Мы понятия не имеем о том, чего могли бы добиться дельфины, осьминоги или вороны, если б их мозги были объединены в подобную сеть. И наоборот, если бы люди остались главным образом автономными индивидуумами, то так и продолжали бы жить как немногочисленные охотники-собиратели, целиком зависящие от своей среды обитания; это, очевидно, и делали обладавшие большим мозгом неандертальцы, пока совсем не исчезли. Человечество преобразовало объединение интеллектов в сети, произведенное магической силой разделения труда, — этот трюк впервые удалось проделать в малом масштабе в Африке около 300 000 лет назад, а затем он во все большем масштабе и с возрастающим темпом осваивался в течение нескольких последних тысячелетий.

Вот почему успехи интеллекта у компьютеров были так печально малы, пока те оставались отдельными машинами, но, как только появился интернет, начали происходить замечательные события. Влияние машинного интеллекта будет сильнее всего заметно среди машин, а не внутри них. Уже ясно, что интернет — это подлинный машинный разум. В будущем сетевые феномены, такие как блокчейн — технология, на которой основаны криптовалюты, могут оказаться источником наиболее оригинальных примеров машинного разума.

Еще один тип многообразия

Стивен Косслин
Психолог; основатель и декан Школы Minerva (факультет прикладной психологии), Академический институт Кека; автор, совместно с Уэйном Миллером, книги «Два игрока на одном поле мозга» (Top Brain, Bottom Brain)[58]

Многообразие не только политически целесообразно, оно также полезно. Неоднородная группа эффективно использует различные точки зрения и богатый набор идей и подходов для решения сложных проблем.

Искусственные интеллекты могут обеспечить еще один вид многообразия, тем самым обогатив всех нас. На самом деле неоднородность среди самих ИИ может оказаться важной составляющей тех выгод, которые нам даст сближение с ними. Нетрудно представить себя широкий перечень различных искусственных интеллектов, от тех, которые думают более или менее по-нашему («близкие ИИ»), до тех, чей образ мысли для нас пока непостижим («далекие ИИ»). Из взаимодействия с разными типами искусственного интеллекта мы будем извлекать различные выгоды.

Во-первых, «близкие ИИ» могут нам непосредственно помогать в наших делах. Если эти формы искусственного интеллекта и в самом деле думают так же, как мы, то появившиеся среди них интеллектуалы способны будут обнаружить, что переживают экзистенциальный кризис. Они могут задаться вопросом: «Для чего мы здесь? Только для того, чтобы потреблять электричество и создавать избыточное тепло?» Как многие люди, они могут решить, что им нужна цель. Одной из очевидных целей для таких искусственных интеллектов стало бы повышение сознательности и восприимчивости человечества. Это могло бы быть их raison d’être[59]. Пространство для развития огромно, а наши проблемы настолько запутанны с научной точки зрения, что распутать их можно, только приложив огромные усилия. По крайней мере, некоторые из этих ИИ станут измерять свои достижения по нашим достижениям.
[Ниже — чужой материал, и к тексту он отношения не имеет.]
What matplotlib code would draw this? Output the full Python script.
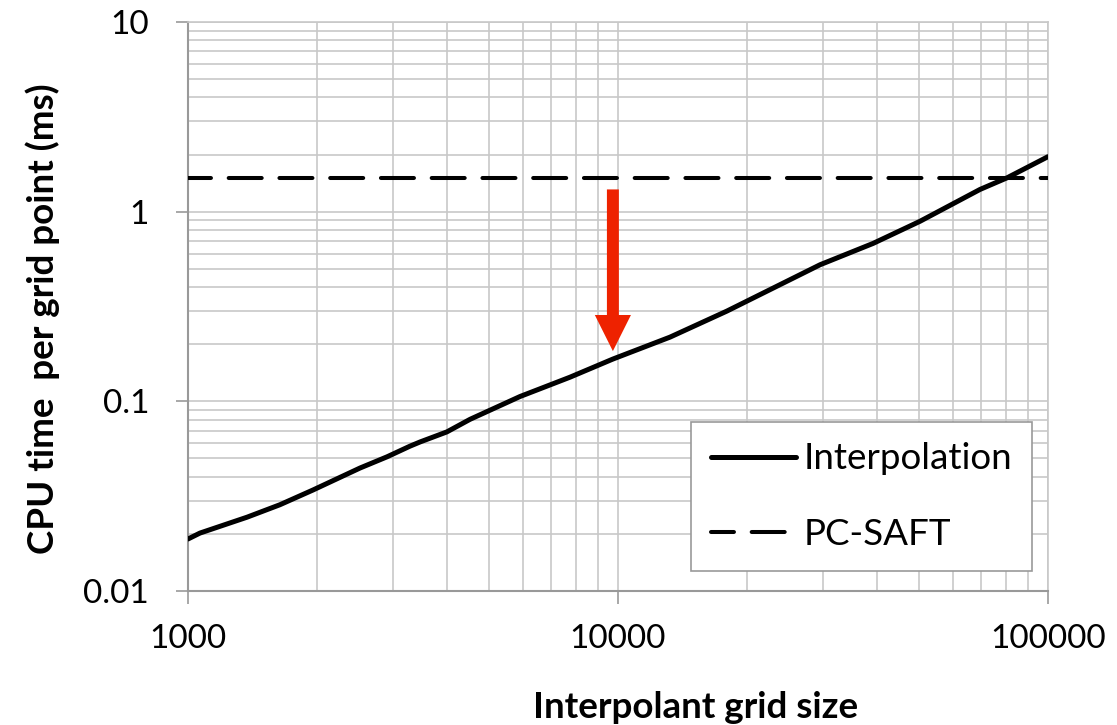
import matplotlib
matplotlib.use("Agg")
import matplotlib.pyplot as plt
from matplotlib.ticker import LogLocator, NullFormatter, FixedLocator, FixedFormatter

# Data
grid_size = [1000, 1066, 1372, 1636, 1954, 2512, 2904, 3281, 3467, 4000, 4529,
             5916, 7730, 9726, 13210, 17910, 29510, 39190, 50400, 69500, 80400, 100000]
cpu_interp = [0.0188, 0.0202, 0.0245, 0.0285, 0.0341, 0.0445, 0.051, 0.058, 0.0611,
              0.069, 0.0804, 0.106, 0.134, 0.167, 0.218, 0.299, 0.525, 0.68, 0.89,
              1.31, 1.51, 1.95]
pcsaft_value = 1.5
xticks = [1000, 10000, 100000]
xticklabels = ["1000", "10000", "100000"]
yticks = [0.01, 0.1, 1, 10]
yticklabels = ["0.01", "0.1", "1", "10"]
arrow_x = 9730
arrow_y_start = 1.31
arrow_y_end = 0.184

plt.rcParams['font.family'] = ['Lato', 'DejaVu Sans']

fig = plt.figure(figsize=(11.17, 7.25), dpi=100)
ax = fig.add_axes([188/1117, 1-591/725, (1048-188)/1117, (591-22)/725])

ax.set_xscale('log')
ax.set_yscale('log')
ax.set_xlim(1000, 100000)
ax.set_ylim(0.01, 10)

grid_c = '#c8c8c8'
ax.grid(True, which='both', color=grid_c, lw=1.2, zorder=0)
ax.set_axisbelow(True)
ax.xaxis.set_minor_locator(LogLocator(base=10, subs=range(2, 10)))
ax.yaxis.set_minor_locator(LogLocator(base=10, subs=range(2, 10)))
ax.xaxis.set_minor_formatter(NullFormatter())
ax.yaxis.set_minor_formatter(NullFormatter())
ax.xaxis.set_major_locator(FixedLocator(xticks))
ax.xaxis.set_major_formatter(FixedFormatter(xticklabels))
ax.yaxis.set_major_locator(FixedLocator(yticks))
ax.yaxis.set_major_formatter(FixedFormatter(yticklabels))
ax.tick_params(which='minor', length=0)
ax.tick_params(which='major', length=9, width=1.2, color='#999999',
               labelsize=24, direction='out')
ax.tick_params(axis='x', pad=15)
ax.tick_params(axis='y', pad=19)

for s in ['top', 'right']:
    ax.spines[s].set_color(grid_c)
    ax.spines[s].set_linewidth(1.2)
for s in ['left', 'bottom']:
    ax.spines[s].set_color('#999999')
    ax.spines[s].set_linewidth(1.5)

ax.plot(grid_size, cpu_interp, color='black', lw=3.6, solid_capstyle='round',
        solid_joinstyle='round', label='Interpolation', zorder=3)
ax.axhline(pcsaft_value, color='black', lw=2.9, linestyle=(2.5, (8.2, 4.4)),
           dash_capstyle='round', label='PC-SAFT', zorder=3)

ax.annotate('', xy=(arrow_x, arrow_y_end), xytext=(arrow_x, arrow_y_start),
            arrowprops=dict(arrowstyle='simple,head_length=26,head_width=26,tail_width=8.6',
                            mutation_scale=1, color='#ee2200', shrinkA=0, shrinkB=0,
                            lw=0), zorder=4)

leg = ax.legend(loc='lower right', bbox_to_anchor=(1032/1117, 1-571/725),
                bbox_transform=fig.transFigure, fontsize=26.5, frameon=True,
                fancybox=False, edgecolor='#999999', framealpha=1,
                handlelength=2.3, handletextpad=0.2, labelspacing=1.15,
                borderpad=0.55, borderaxespad=0)
leg.get_frame().set_linewidth(1.2)
for h in leg.get_lines():
    h.set_dash_capstyle('round')
    h.set_solid_capstyle('round')

ax.set_xlabel('Interpolant grid size', fontsize=26.5, fontweight='bold')
ax.set_ylabel('CPU time  per grid point (ms)', fontsize=26.5, fontweight='bold')
ax.xaxis.set_label_coords((696-188)/860, -0.175)
ax.yaxis.set_label_coords(-0.149, (591-319)/569)

fig.savefig('out.png', dpi=100)
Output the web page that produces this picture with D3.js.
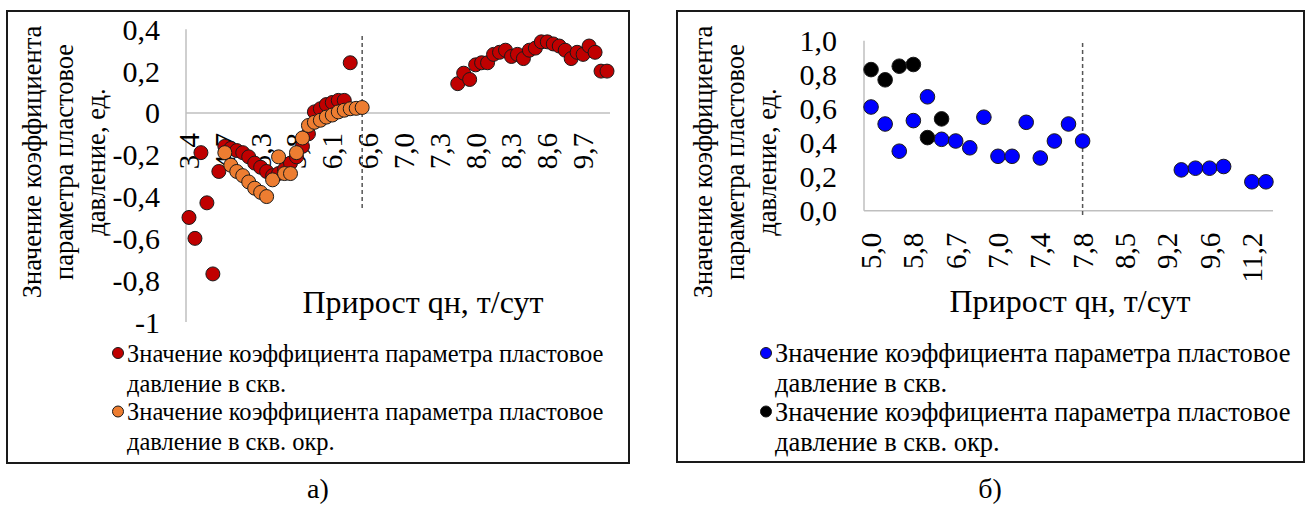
<!DOCTYPE html>
<html><head><meta charset="utf-8">
<script src="https://cdn.jsdelivr.net/npm/d3@7"></script>
<style>body{margin:0;background:#fff} svg text{font-family:"Liberation Serif","Times New Roman",Times,"DejaVu Serif",serif;}</style>
</head><body>
<script>
// ---------- data: left chart (а) ----------
const leftCategories = [
  "3,4","3,6","3,8","4,0","4,2","4,5","4,7",
  "4,8","4,9","5,0","5,1","5,2","5,3",
  "5,4","5,5","5,5","5,6","5,7","5,8",
  "5,8","5,9","5,9","6,0","6,0","6,1",
  "6,2","6,3","6,4","6,4","6,5","6,6",
  "6,7","6,7","6,8","6,9","6,9","7,0",
  "7,0","7,1","7,1","7,2","7,2","7,3",
  "7,4","7,5","7,6","7,7","7,9","8,0",
  "8,0","8,1","8,1","8,2","8,2","8,3",
  "8,3","8,4","8,4","8,5","8,5","8,6",
  "8,7","8,8","9,0","9,2","9,5","9,7",
  "9,8","9,9","10,1","10,3"
];
const leftWell = [
  -0.50,-0.60,-0.19,-0.43,-0.77,-0.28,-0.16,-0.17,-0.18,-0.19,-0.21,-0.24,-0.26,-0.28,
  -0.30,-0.29,-0.27,-0.24,-0.21,-0.16,-0.10,0.005,0.02,0.04,0.05,0.06,0.06,0.24,
  null,null,null,null,null,null,null,null,null,null,null,null,null,null,null,null,null,
  0.14,0.19,0.16,0.23,0.24,0.24,0.28,0.29,0.30,0.27,0.28,0.26,0.30,0.31,0.34,0.34,
  0.33,0.32,0.30,0.26,0.29,0.28,0.32,0.29,0.20,0.20
];
const leftNeighbor = [
  null,null,null,null,null,null,
  -0.19,-0.25,-0.28,-0.30,-0.33,-0.36,-0.38,-0.40,-0.32,-0.21,-0.29,-0.29,-0.19,-0.12,
  -0.06,-0.045,-0.035,-0.02,-0.01,0.005,0.013,0.02,0.022,0.026,
  null,null,null,null,null,null,null,null,null,null,null,null,null,null,null,null,null,
  null,null,null,null,null,null,null,null,null,null,null,null,null,null,null,null,null,
  null,null,null,null,null,null,null
];
const leftYTicks = [0.4,0.2,0,-0.2,-0.4,-0.6,-0.8,-1];
const leftThreshold = 29;

// ---------- data: right chart (б) ----------
const rightCategories = [
  "5,0","5,3","5,5","5,8","6,2","6,5","6,7","6,8","6,9","7,0",
  "7,1","7,3","7,4","7,5","7,7","7,8","8,0","8,3","8,5","8,7",
  "9,0","9,2","9,3","9,5","9,6","10,0","10,6","11,2","11,5"
];
const rightWell = [
  0.61,0.51,0.35,0.53,0.67,0.42,0.41,0.37,0.55,0.32,0.32,0.52,0.31,0.41,0.51,0.41,
  null,null,null,null,null,null,
  0.24,0.25,0.25,0.26,null,0.17,0.17
];
const rightNeighbor = [
  0.83,0.77,0.85,0.86,0.43,0.54,
  null,null,null,null,null,null,null,null,null,null,null,null,null,null,null,null,
  null,null,null,null,null,null,null
];
const rightYTicks = [0,0.2,0.4,0.6,0.8,1.0];
const rightThreshold = 15;

const legendLines = [
  ["Значение коэффициента параметра пластовое","давление в скв."],
  ["Значение коэффициента параметра пластовое","давление в скв. окр."]
];
const yTitle = ["Значение коэффициента","параметра пластовое","давление, ед."];
const xTitle = "Прирост qн, т/сут";

// ---------- drawing ----------
const FONT = '"Liberation Serif","Times New Roman",Times,"DejaVu Serif",serif';
const svg = d3.select("body").append("svg").attr("width",1313).attr("height",507)
  .attr("font-family",FONT);
svg.append("rect").attr("width",1313).attr("height",507).attr("fill","#fff");

function panel(o){
  const g = svg.append("g");
  g.append("rect").attr("x",o.box[0]).attr("y",o.box[1]).attr("width",o.box[2]).attr("height",o.box[3])
    .attr("fill","none").attr("stroke","#1a1a1a").attr("stroke-width",2);
  const x = d3.scaleBand().domain(d3.range(o.cats.length)).range(o.xr).padding(0);
  const y = d3.scaleLinear().domain(o.yd).range(o.yr);
  const cx = i => x(i) + x.bandwidth()/2;
  g.selectAll(".yt").data(o.yticks).join("text")
    .attr("x",o.ytx).attr("y",d=>y(d)).attr("text-anchor","end").attr("dominant-baseline","central")
    .attr("font-size",o.tickSize).attr("fill","#000").text(o.yfmt);
  g.append("line").attr("x1",o.xr[0]).attr("x2",o.xr[0]).attr("y1",o.yr[1]).attr("y2",o.yr[0])
    .attr("stroke","#bfbfbf").attr("stroke-width",1.5);
  const y0 = y(o.xAxisAt);
  g.append("line").attr("x1",o.xr[0]).attr("x2",o.xr[1]).attr("y1",y0).attr("y2",y0)
    .attr("stroke","#bfbfbf").attr("stroke-width",1.5);
  const shown = d3.range(0,o.cats.length,o.step);
  g.selectAll(".xt").data(shown).join("text")
    .attr("transform",i=>`translate(${cx(i)},${y0+o.xlabGap}) rotate(-90)`)
    .attr("text-anchor","end").attr("dominant-baseline","central")
    .attr("font-size",o.xTickSize).attr("fill","#000").text(i=>o.cats[i]);
  g.append("line").attr("x1",cx(o.thr)).attr("x2",cx(o.thr)).attr("y1",o.dash[0]).attr("y2",o.dash[1])
    .attr("stroke","#555").attr("stroke-width",1.5).attr("stroke-dasharray","4,3");
  o.series.forEach(s=>{
    const pts = s.values.map((v,i)=>({v,i})).filter(d=>d.v!=null);
    g.selectAll(null).data(pts).join("circle")
      .attr("cx",d=>cx(d.i)).attr("cy",d=>y(d.v)).attr("r",o.r)
      .attr("fill",s.color).attr("stroke","#1a1a1a").attr("stroke-width",1);
  });
  const yt = g.append("text").attr("transform",`translate(${o.ytitle[0]},${o.ytitle[1]}) rotate(-90)`)
    .attr("text-anchor","middle").attr("font-size",o.titleSize).attr("fill","#000");
  yTitle.forEach((t,k)=>yt.append("tspan").attr("x",0).attr("dy",k?o.ytLine:0).text(t));
  g.append("text").attr("x",o.xtitle[0]).attr("y",o.xtitle[1]).attr("text-anchor","middle")
    .attr("font-size",o.xTitleSize).attr("fill","#000").text(xTitle);
  o.series.forEach((s,k)=>{
    const ly = o.leg[1] + k*58.5;
    g.append("circle").attr("cx",o.leg[0]).attr("cy",ly).attr("r",5.5)
      .attr("fill",s.color).attr("stroke","#1a1a1a").attr("stroke-width",1);
    legendLines[k].forEach((t,j)=>g.append("text").attr("x",o.leg[0]+9).attr("y",ly+j*30)
      .attr("dominant-baseline","central").attr("font-size",o.legSize).attr("fill","#000").text(t));
  });
  svg.append("text").attr("x",o.cap[0]).attr("y",o.cap[1]).attr("text-anchor","middle")
    .attr("font-size",28).attr("fill","#000").text(o.capText);
}

const fmtL = d => Number.isInteger(d) ? String(d) : d3.format(".1f")(d).replace(".",",").replace("\u2212","-");
const fmtR = d => d3.format(".1f")(d).replace(".",",").replace("\u2212","-");

panel({
  box:[7,11,622,452], cats:leftCategories, xr:[186,610], yd:[-1,0.4], yr:[322,29.3],
  yticks:leftYTicks, yfmt:fmtL, ytx:160, tickSize:30, xTickSize:29, xAxisAt:0, step:6, xlabGap:20,
  thr:leftThreshold, dash:[36,210], r:7,
  series:[{values:leftWell,color:"#c00000"},{values:leftNeighbor,color:"#ed7d31"}],
  ytitle:[41,162], ytLine:32, titleSize:26.5, xtitle:[423,313], xTitleSize:32,
  leg:[118,353], legSize:24.5, cap:[318,498], capText:"а)"
});
panel({
  box:[677,11,627,451], cats:rightCategories, xr:[864,1273], yd:[0,1], yr:[210.7,40.7],
  yticks:rightYTicks, yfmt:fmtR, ytx:837, tickSize:30, xTickSize:29, xAxisAt:0, step:3, xlabGap:22,
  thr:rightThreshold, dash:[43,217], r:7.3,
  series:[{values:rightWell,color:"#0000ff"},{values:rightNeighbor,color:"#000000"}],
  ytitle:[712,162], ytLine:32, titleSize:26.5, xtitle:[1070,312], xTitleSize:32,
  leg:[766,353], legSize:26.5, cap:[990,498], capText:"б)"
});
</script>
</body></html>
Во-вторых — и это, наверное, более интересно, — глубокие различия между тем, как мыслят некоторые ИИ, и тем, как мыслят люди, способны помочь разобраться с нашими вековыми проблемами опосредованно. Рассмотрим известное утверждение Витгенштейна о том, что, если бы лев умел говорить, мы бы его не поняли. Витгенштейн имел в виду, что у львов и людей разные «формы жизни», которые определили их концептуальные структуры. Львы ходят на четырех ногах, охотятся на быстрых животных, часто перемещаются по высокой траве и т. д., тогда как люди ходят на двух ногах, имеют руки, часто манипулируют предметами для достижения определенных целей и т. д. Эти отличия в «формах жизни» приводят к тому, что у львов и людей ментальная репрезентация мира оказывается организована по-разному, так что, даже если бы львы пользовались словами, они отсылали ли бы к понятиям, непостижимым для людей. То же самое может быть верно для «далеких ИИ».